Colombia Film Commissioner, Silvia Echeverri outlined Latin America‘s evolving audiovisual landscape and her country’s growing production sector during a presentation at the Taiwan Creative Content Fest (TCCF), highlighting opportunities for Asian-Latin American collaboration.
Latin America’s audiovisual market is experiencing significant growth, with Argentina, Brazil and Mexico leading the sector with combined revenues of approximately $20 billion in 2021, of which $3 billion came from film earnings, Echeverri’s presentation revealed. The region’s entertainment landscape is increasingly dominated by streaming platforms, with Netflix maintaining its position as market leader through Spanish and Portuguese original productions like “La Casa de las Flores” and “Narcos.”
The streaming landscape continues to evolve with Prime Video gaining ground through local content such as “El Presidente” and “La Jauría,” while Disney+ has quickly established itself since its 2020 launch. Max has carved out a niche with Spanish-language originals like “Los Espookys,” as regional players Claro Video and Movistar Play leverage their telecommunications infrastructure to maintain market share.
Specialized platforms are also making their mark, with Pantaya targeting Spanish-speaking audiences and VIX producing originals like “La Mujer del Diablo” and “Travesuras de la Niña Mala.”
In her TCCF presentation, Echeverri highlighted Colombia’s emergence as a significant player, with its audiovisual industry revenues growing 15% between 2009 and 2019, to reach $2.3 billion in 2021. The country’s appeal to international productions is bolstered by its dual incentive structure: the Colombia Film Fund (FFC) and the Certificates of Audiovisual Investment (CINA).
The FFC offers a 40% cash rebate on audiovisual services and 20% on logistical services, while CINA provides a 35% tax rebate. These programs have attracted major productions including Ang Lee’s “Gemini Man,” “American Made” starring Tom Cruise, and Apple TV+’s “Echo 3.” Other notable projects include “Loving Pablo,” “The Lost City of Z,” “Mile 22,” “The 33” and recent productions like “Ambush,” “Freelance,” “The Morning Show” (in post-production), “What You Wish For,” “My Neighbor Adolf,” “The Changeling” and “Buddy Games.”
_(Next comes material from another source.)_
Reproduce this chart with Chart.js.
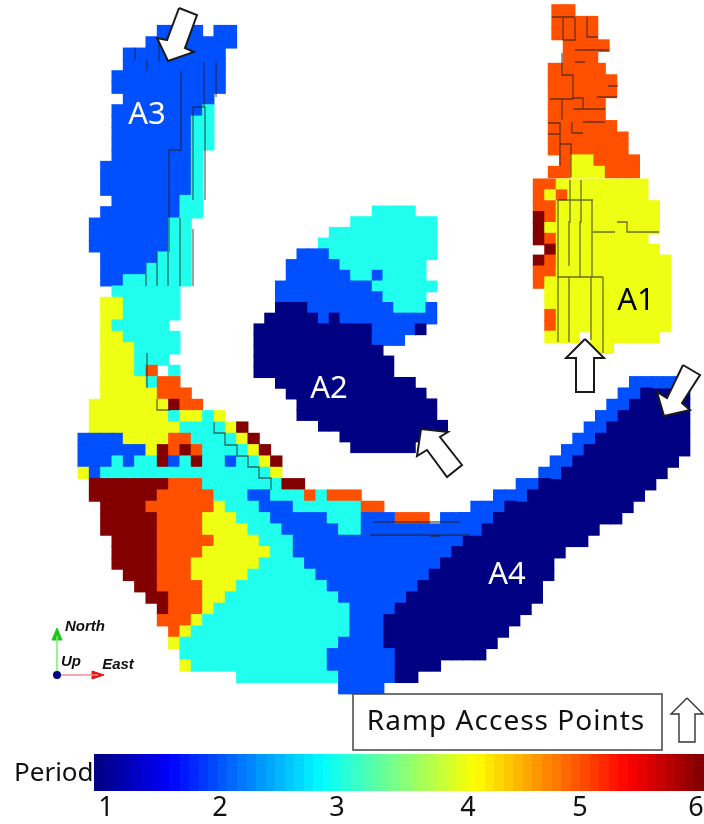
<!DOCTYPE html>
<html>
<head>
<meta charset="utf-8">
<script src="https://cdn.jsdelivr.net/npm/chart.js@4/dist/chart.umd.js"></script>
<style>
html, body { margin: 0; padding: 0; background: #fff; }
canvas { display: block; }
</style>
</head>
<body>
<canvas id="chart" width="704" height="824"></canvas>
<script>
// every row is a flat list: first cell, last cell, period, first cell, last cell, period...
var mainRows = [
    [7,10,2, 12,13,2],
    [6,13,2],
    [4,12,2],
    [4,12,2],
    [3,12,2],
    [3,12,2],
    [4,11,2],
    [3,10,2, 11,11,3],
    [3,9,2, 10,11,3],
    [3,9,2, 10,11,3],
    [3,9,2, 10,11,3],
    [3,9,2, 10,10,3],
    [2,9,2, 10,10,3],
    [2,9,2, 10,10,3],
    [2,9,2, 10,10,3],
    [3,8,2, 9,10,3],
    [2,8,2, 9,10,3],
    [1,7,2, 8,9,3],
    [1,7,2, 8,9,3],
    [1,7,2, 8,9,3],
    [2,6,2, 7,9,3],
    [2,5,2, 6,9,3],
    [2,3,2, 4,9,3],
    [3,8,3],
    [2,3,4, 4,8,3],
    [2,3,4, 4,8,3],
    [2,2,4, 3,7,3],
    [2,3,4, 4,8,3],
    [2,4,4, 5,8,3],
    [2,4,4, 5,7,3],
    [2,4,4, 5,5,3, 6,6,5, 8,8,3],
    [2,5,4, 6,6,3, 7,8,5],
    [2,6,4, 7,9,5, 50,53,1],
    [1,7,4, 8,8,6, 9,10,5, 49,53,1],
    [1,7,4, 8,8,3, 9,10,4, 11,11,3, 12,12,4, 48,53,1],
    [1,8,4, 9,12,3, 13,13,4, 14,14,6, 47,53,1],
    [0,3,2, 4,7,4, 8,9,5, 10,13,3, 14,14,4, 15,15,6, 46,53,1],
    [0,5,2, 6,6,4, 7,7,6, 8,8,5, 9,9,6, 10,10,5, 11,14,3, 15,15,4, 16,16,6, 45,53,1],
    [0,2,2, 3,3,3, 4,4,2, 5,6,3, 7,7,6, 8,8,2, 9,9,3, 10,10,6, 11,12,3, 13,13,2, 14,15,3, 16,16,4, 17,17,6, 44,52,1],
    [0,0,4, 1,1,2, 2,16,3, 17,17,4, 43,51,1],
    [1,7,6, 8,10,5, 11,17,3, 18,19,6, 41,50,1],
    [1,6,6, 7,11,5, 12,14,3, 15,16,2, 17,19,3, 20,20,5, 21,21,3, 22,24,5, 40,49,1],
    [2,5,6, 6,11,5, 12,12,4, 13,15,3, 16,18,2, 19,24,3, 25,26,5, 38,48,1],
    [2,6,6, 7,10,5, 11,13,4, 14,16,3, 17,21,2, 22,24,3, 25,27,2, 28,30,5, 32,34,2, 37,47,1],
    [2,6,6, 7,10,5, 11,14,4, 15,17,3, 18,22,2, 23,24,3, 25,34,2, 36,45,1],
    [3,6,6, 7,11,5, 12,15,4, 16,18,3, 19,33,2, 34,44,1],
    [3,6,6, 7,10,5, 11,16,4, 17,18,3, 19,32,2, 33,42,1],
    [3,6,6, 7,9,5, 10,15,4, 16,19,3, 20,31,2, 32,41,1],
    [4,6,6, 7,9,5, 10,14,4, 15,20,3, 21,30,2, 31,41,1],
    [5,6,6, 7,10,5, 11,13,4, 14,21,3, 22,29,2, 30,40,1],
    [6,7,6, 8,10,5, 11,12,4, 13,22,3, 23,28,2, 29,40,1],
    [7,7,6, 8,10,5, 11,11,4, 12,23,3, 24,27,2, 28,39,1],
    [7,9,5, 10,10,4, 11,23,3, 24,26,2, 27,38,1],
    [8,8,5, 9,9,4, 10,23,3, 24,26,2, 27,37,1],
    [8,8,4, 9,22,3, 23,26,2, 27,36,1],
    [9,21,3, 22,27,2, 28,35,1],
    [9,9,4, 10,21,3, 22,27,2, 28,31,1],
    [14,22,3, 23,27,2, 28,29,1],
    [23,26,2]
];
var a4BandRows = [
    [49,53,2],
    [48,49,2, 50,50,1],
    [47,48,2, 49,49,1],
    [46,47,2, 48,48,1],
    [45,46,2, 47,47,1],
    [44,45,2, 46,46,1],
    [43,44,2, 45,45,1],
    [42,43,2, 44,44,1],
    [41,42,2, 43,43,1],
    [39,40,2, 41,41,1],
    [37,39,2, 40,40,1],
    [35,37,2, 38,38,1],
    [34,36,2, 37,37,1],
    [34,35,2, 36,36,1]
];
var a2Rows = [
    [11,14,3],
    [9,16,3],
    [7,16,3],
    [6,16,3],
    [4,6,2, 7,16,3],
    [3,7,2, 8,15,3],
    [3,8,2, 9,10,3, 11,11,2, 12,15,3],
    [2,10,2, 11,16,3],
    [2,11,2, 12,15,3],
    [2,4,1, 5,12,2, 13,15,3, 16,16,2],
    [1,5,1, 6,6,2, 7,7,1, 8,16,2],
    [0,10,1, 11,14,2, 15,15,1],
    [0,10,1, 11,13,2],
    [0,11,1],
    [0,12,1],
    [0,12,1],
    [2,14,1],
    [3,15,1],
    [4,16,1],
    [4,16,1],
    [6,17,1],
    [8,15,1],
    [9,14,1]
];
var a1TopRows = [
    [0,1,5],
    [0,3,5],
    [0,3,5],
    [1,4,5],
    [1,3,5]
];
var a1MidRows = [
    [0,4,5],
    [0,5,5],
    [0,5,5],
    [0,4,5],
    [0,4,5],
    [0,5,5],
    [0,6,5],
    [0,6,5],
    [1,1,5, 2,3,4, 4,7,5],
    [0,1,5, 2,4,4, 5,7,5]
];
var a1LowRows = [
    [0,1,5, 2,9,4],
    [0,0,5, 1,1,4, 2,2,5, 3,9,4],
    [0,1,5, 2,10,4],
    [0,0,6, 1,1,5, 2,10,4],
    [0,0,6, 1,10,4],
    [0,0,6, 1,1,5, 2,9,4],
    [1,1,6, 2,10,4],
    [0,0,6, 1,1,5, 2,11,4],
    [0,1,5, 2,11,4],
    [0,0,5, 1,11,4],
    [1,11,4],
    [1,11,4],
    [1,1,5, 2,11,4],
    [1,1,5, 2,11,4],
    [1,3,4, 5,10,4],
    [5,6,4]
];

var periodColors = ["#000083", "#0050ff", "#20ffee", "#eeff14", "#ff5000", "#820000"];
var barTicks = ["1", "2", "3", "4", "5", "6"];
var barTickX = [106, 220, 337, 468, 580, 696];
var jetStops = [[0, "#00007f"], [0.125, "#0000ff"], [0.375, "#00ffff"], [0.625, "#ffff00"], [0.875, "#ff0000"], [1, "#7f0000"]];

// seams between mining levels, null breaks the line
var seams = [
    [558,200],[558,342],null, [569,277],[569,342],null, [570,180],[570,222],[569,222],[569,266],null,
    [581,180],[581,222],[580,222],[580,277],null, [592,200],[592,277],null, [591,277],[591,340],null,
    [603,277],[603,353],null, [558,200],[593,200],null, [593,232],[615,232],null, [617,222],[627,222],[627,232],[659,232],null,
    [557,277],[603,277],null,
    [552,17],[575,17],null, [563,18],[563,40],null, [575,18],[575,40],[563,40],null, [587,17],[587,37],[598,37],null,
    [575,50],[609,50],null, [575,62],[585,62],null, [562,53],[562,75],[573,75],[573,99],[550,99],null, [573,98],[583,98],[583,108],null,
    [573,109],[605,109],null, [562,99],[562,120],null, [597,97],[617,97],null, [608,86],[618,86],null, [583,122],[605,122],null,
    [572,122],[572,133],[583,133],null, [548,123],[560,123],[560,166],null, [548,134],[560,134],null, [560,144],[571,144],[571,177],null,
    [181,71],[181,150],[169,150],[169,252],null, [204,62],[204,107],null, [216,62],[216,97],null,
    [193,107],[193,200],null, [193,107],[205,107],[205,200],null, [135,48],[135,60],null, [147,60],[147,71],null, [159,38],[159,62],null,
    [157,252],[157,286],null, [146,263],[146,286],null, [168,252],[168,286],null, [180,218],[180,286],null, [193,229],[193,286],null,
    [214,422],[214,433],[225,433],[225,445],[237,445],[237,456],[248,456],[248,467],[259,467],[259,478],[271,478],[271,490],null,
    [147,353],[147,388],null, [157,399],[157,410],[170,410],null,
    [373,522],[460,522],null, [370,535],[470,535],null, [430,536],[440,536],null
];

var arrowA3 = [[179,8],[197,15],[185,48],[194,52],[168,61],[157,38],[167,40],[179,8]];
var arrowA2 = [[421,429],[448,432],[440,437],[462,465],[447,477],[427,450],[417,456],[421,429]];
var arrowA1 = [[585,339],[604,358],[594,358],[594,392],[576,392],[576,358],[566,358],[585,339]];
var arrowA4 = [[683,365],[700,375],[682,403],[690,410],[664,416],[657,392],[667,398],[683,365]];
var arrowKey = [[687,698],[703,714],[695,714],[695,742],[679,742],[679,714],[671,714],[687,698]];
var keyBox = [[353,694],[662,694],[662,750],[353,750],[353,694]];

var regionLabels = [
    ["A3", 147, 115, "#fff"],
    ["A2", 329, 389, "#fff"],
    ["A1", 636, 301, "#000"],
    ["A4", 507, 575, "#fff"]
];

var sections = [
    { rows: mainRows, x0: 78, y0: 25.4, stepX: 11.33, stepY: 11.33 },
    { rows: a4BandRows, x0: 74.3, y0: 376.6, stepX: 11.33, stepY: 11.33 },
    { rows: a2Rows, x0: 254, y0: 206, stepX: 10.75, stepY: 10.72 },
    { rows: a1TopRows, x0: 552, y0: 4.7, stepX: 11.4, stepY: 11.7 },
    { rows: a1MidRows, x0: 548.3, y0: 63.3, stepX: 11.4, stepY: 11.45 },
    { rows: a1LowRows, x0: 533.3, y0: 179.3, stepX: 11.47, stepY: 10.87 }
];

function cellDataset(s) {
    var pts = [], cols = [];
    s.rows.forEach(function(row, r) {
        for (let i = 0; i < row.length; i += 3) {
            for (let c = row[i]; c <= row[i + 1]; c++) {
                pts.push({ x: s.x0 + (c + 0.5) * s.stepX, y: s.y0 + (r + 0.5) * s.stepY });
                cols.push(periodColors[row[i + 2] - 1]);
            }
        }
    });
    return {
        data: pts,
        pointStyle: "rect",
        // a pixel of overlap so no pale seams show between the cells
        pointRadius: (Math.max(s.stepX, s.stepY) + 1) / Math.SQRT2,
        pointBackgroundColor: cols,
        pointBorderWidth: 0,
        showLine: false,
        order: 10
    };
}

function toPoints(list) {
    return list.map(function(p) {
        return p ? { x: p[0], y: p[1] } : { x: null, y: null };
    });
}

function outline(list, fillColor, lineColor, width) {
    return {
        data: toPoints(list),
        showLine: true,
        fill: fillColor ? "shape" : false,
        backgroundColor: fillColor || "transparent",
        borderColor: lineColor,
        borderWidth: width,
        pointRadius: 0,
        tension: 0,
        order: 2
    };
}

function jetColor(t) {
    for (let i = 1; i < jetStops.length; i++) {
        if (t <= jetStops[i][0]) {
            var a = jetStops[i - 1], b = jetStops[i];
            var k = (t - a[0]) / (b[0] - a[0]);
            var mix = [1, 3, 5].map(function(p) {
                var ca = parseInt(a[1].substr(p, 2), 16), cb = parseInt(b[1].substr(p, 2), 16);
                return Math.round(ca + (cb - ca) * k);
            });
            return "rgb(" + mix.join(",") + ")";
        }
    }
    return jetStops[jetStops.length - 1][1];
}

// colour bar, one thick line broken in 64 bands, band edges on whole pixels
var barLeft = 94, barRight = 704, barMid = 772.5, barBands = 64;
var barPoints = [];
for (let i = 0; i <= barBands; i++) {
    barPoints.push({ x: Math.round(barLeft + (barRight - barLeft) * i / barBands), y: barMid });
}
var barDataset = {
    data: barPoints,
    showLine: true,
    borderWidth: 37,
    borderCapStyle: "butt",
    pointRadius: 0,
    tension: 0,
    segment: {
        borderColor: function(ctx) { return jetColor((ctx.p0DataIndex + 0.5) / barBands); }
    },
    order: 5
};

var textPlugin = {
    id: "textPlugin",
    afterDraw: function(chart) {
        var c = chart.ctx, sx = chart.scales.x, sy = chart.scales.y;
        function put(text, x, y, font, color, align) {
            c.font = font;
            c.fillStyle = color;
            c.textAlign = align || "center";
            c.textBaseline = "middle";
            c.fillText(text, sx.getPixelForValue(x), sy.getPixelForValue(y));
        }
        c.save();
        regionLabels.forEach(function(l) { put(l[0], l[1], l[2], "31px 'Noto Sans'", l[3]); });
        c.letterSpacing = "1px";
        put("Ramp Access Points", 506, 722, "28px 'Noto Sans'", "#111");
        c.letterSpacing = "0px";
        put("Period", 14, 774, "26px 'Noto Sans'", "#111", "left");
        barTicks.forEach(function(t, i) { put(t, barTickX[i], 808, "27px 'Noto Sans'", "#111"); });
        put("North", 85, 627, "italic bold 15px 'Liberation Sans'", "#111");
        put("Up", 71, 662, "italic bold 15px 'Liberation Sans'", "#111");
        put("East", 118, 665, "italic bold 15px 'Liberation Sans'", "#111");
        c.restore();
    }
};

var ctx = document.getElementById("chart").getContext("2d");
var datasets = sections.map(cellDataset);
sections.forEach(function(s, i) { datasets[i].order = 20 - i; });
datasets.push(outline(seams, null, "rgba(30,30,30,0.65)", 1.3));
datasets[datasets.length - 1].spanGaps = false;
datasets[datasets.length - 1].order = 6;
datasets.push(barDataset);
[arrowA3, arrowA2, arrowA1, arrowA4].forEach(function(a) {
    datasets.push(outline(a, "#fff", "#1a1a1a", 2));
});
datasets.push(outline(arrowKey, "#fff", "#333", 1.4));
datasets.push(outline(keyBox, "#fff", "#444", 1.5));
// little compass at the lower left
datasets.push(outline([[57,675],[57,636]], null, "#7de87d", 1.5));
datasets.push(outline([[57,675],[98,675]], null, "#f58c8c", 1.5));
datasets.push(outline([[52,640],[57,628],[62,640],[52,640]], "#19c819", "#19c819", 1));
datasets.push(outline([[92,671],[104,675],[92,679],[92,671]], "#e01818", "#e01818", 1));
datasets.push({
    data: [{ x: 57, y: 675 }],
    pointRadius: 4,
    pointBackgroundColor: "#000083",
    pointBorderWidth: 0,
    showLine: false,
    order: 1
});

new Chart(ctx, {
    type: "scatter",
    data: { datasets: datasets },
    options: {
        responsive: false,
        animation: false,
        layout: { padding: 0, autoPadding: false },
        plugins: { legend: { display: false }, tooltip: { enabled: false } },
        scales: {
            x: { type: "linear", min: 0, max: 704, display: false },
            y: { type: "linear", min: 0, max: 824, reverse: true, display: false }
        }
    },
    plugins: [textPlugin]
});
</script>
</body>
</html>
Since inception, CINA has approved 130 projects. FFC has greenlit 54 projects between 2013 and 2024. The initiatives have generated substantial local impact, with significant benefits to the airline and hotel industries.
The commissioner emphasized the country’s production infrastructure benefits from its equatorial location, providing consistent filming conditions year-round, while offering diverse locations from glacial landscapes to jungles and urban settings. Productions must meet minimum spend requirements, ranging from approximately $562,500 for features and series to $62,500 for music videos, with video games requiring $380,000 and advertising productions $125,000.
“We have knowledgeable crews that have had the experience of work in national and international productions and know how to do their job,” Echeverri said.
The presentation at TCCF highlighted potential opportunities for Taiwanese companies to collaborate with Latin American producers, noting significant growth in Asian content consumption across Latin America. According to market studies presented, over 60% of young people in Latin America have watched at least one K-drama or anime in the past year, with Asian content consumption increasing by 35% in the last two years.
This positioning comes at a crucial time as major VOD providers seek collaborations with local production companies across Latin America, potentially establishing the region as a significant exporter of audiovisual content, according to the Inter-American Development Bank.